Nella sua carriera, racconta, “ho operato centinaia di pazienti Testimoni di Geova sia nei tanti anni al Rizzoli, sia a Firenze che a Pisa, e abbiamo cercato sempre di rispondere a queste loro richieste e nella stragrande maggioranza dei casi ci siamo riusciti”.
Le alternative in sala operatoria
I rimedi da approntare in sala operatoria per non arrivare ad emergenze conclamate ci sono: “In situazioni estreme con perdite rapide e massive di sangue si rischia di perdere l’ammalato, ma nella chirurgia programmata puoi mettere in campo tante strategie come una terapia preoperatoria con eritropoietina, anestesia ipotensiva, puoi fare- continua Capanna- il recupero intraoperatorio delle perdite ematiche e ci sono tecnologie per far sanguinare meno i pazienti, dai cateteri con palloncino nei grossi vasi, alla crioterapia. Se c’è una massa tumorale voluminosa esistono sonde che la gelano, e ancora colle emostatiche per evitare il sanguinamento dei grossi vasi”.
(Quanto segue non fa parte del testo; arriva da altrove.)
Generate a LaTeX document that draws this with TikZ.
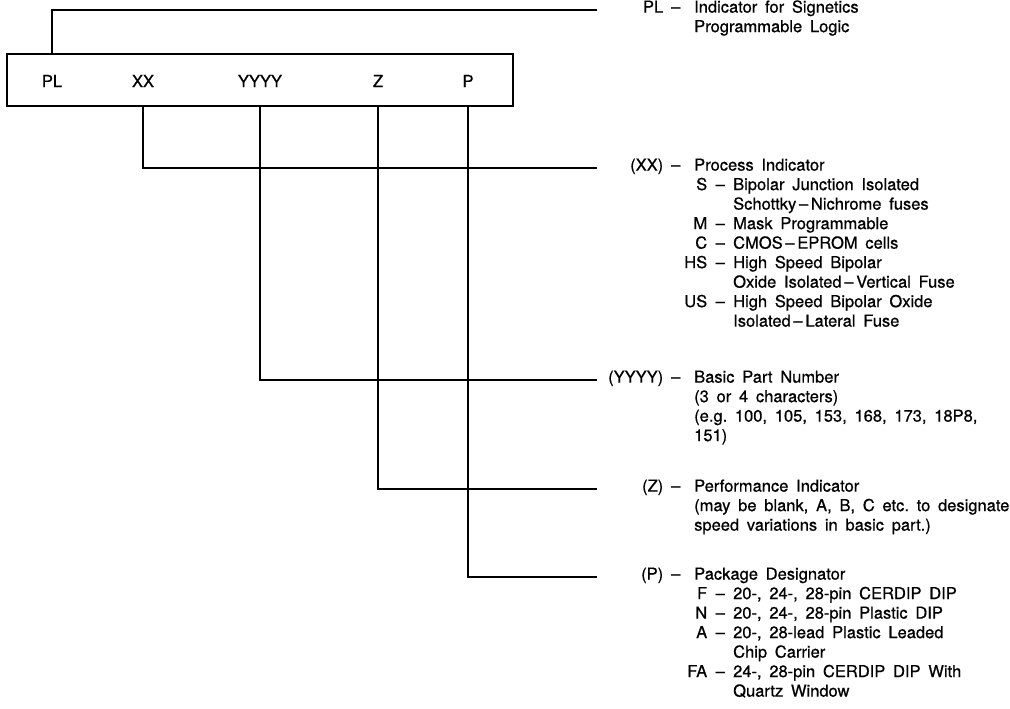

Il professor Capanna affronta una chirurgia molto impegnativa che riguarda tumori delle ossa e parti molli: “Si tratta di una chirurgia di necessità e impegnativa sia per asportazione del tumore sia nella parte ricostruttiva che richiede trapianti massivi da donatore, mega protesi, protesi 3D, o microchirurgia con interventi molto lunghi e complessi con ricostruzione vascolari o grosse demolizioni del bacino, ma anche per l’ortopedia più generale, come la protesi del ginocchio o dell’anca; in questi casi l’ematocrito critico rappresenta un problema”, puntualizza richiamando l’attenzione a quanto sia necessario fare il possibile per non ritrovarsi mai in quelle condizioni di emergenza.
Le perplessità di alcuni medici
I medici hanno delle resistenze a dire addio alle trasfusioni?
“Non c’è più un pregiudizio- secondo il professore- credo che per una questione psicologica il medico ha sempre davanti a sé il rischio che il paziente, anche per un intervento banale (se si rompe un’arteria, si verifica un crollo ipotensivo, una cosa inaspettata), possa morire e la necessità di fare una trasfusione salvavita è un pensiero ineliminabile per il medico. Ognuno ha il suo credo.
Come medico, non posso accettare in coscienza che il paziente mi muoia durante un intervento ma- spiega Capanna- se si cerca di ripristinare il volume ematico e l’ossigenazione a tutti i costi, se si mette in campo tutto quello che dicevo, non si arriva a mettersi in quella situazione estrema e quindi chi rifiuta le trasfusioni si sente sicuro che farai di tutto per non farlo e questo crea fiducia e armonia”.
A questo proposito Capanna ha commentato l’esperienza di collaborazione con i Comitati di assistenza sanitaria dei Testimoni di Geova come “molto positiva”. Con un paziente che non autorizza una trasfusione ci si assume un obbligo morale, e da medico io accetto questo loro credo.
Alcuni medici non accettano questa condizione, “pretendono di essere autorizzati a fare le trasfusioni- commenta il professore- ma se ci si irrigidisce sulle posizioni, salta la fiducia”, conclude.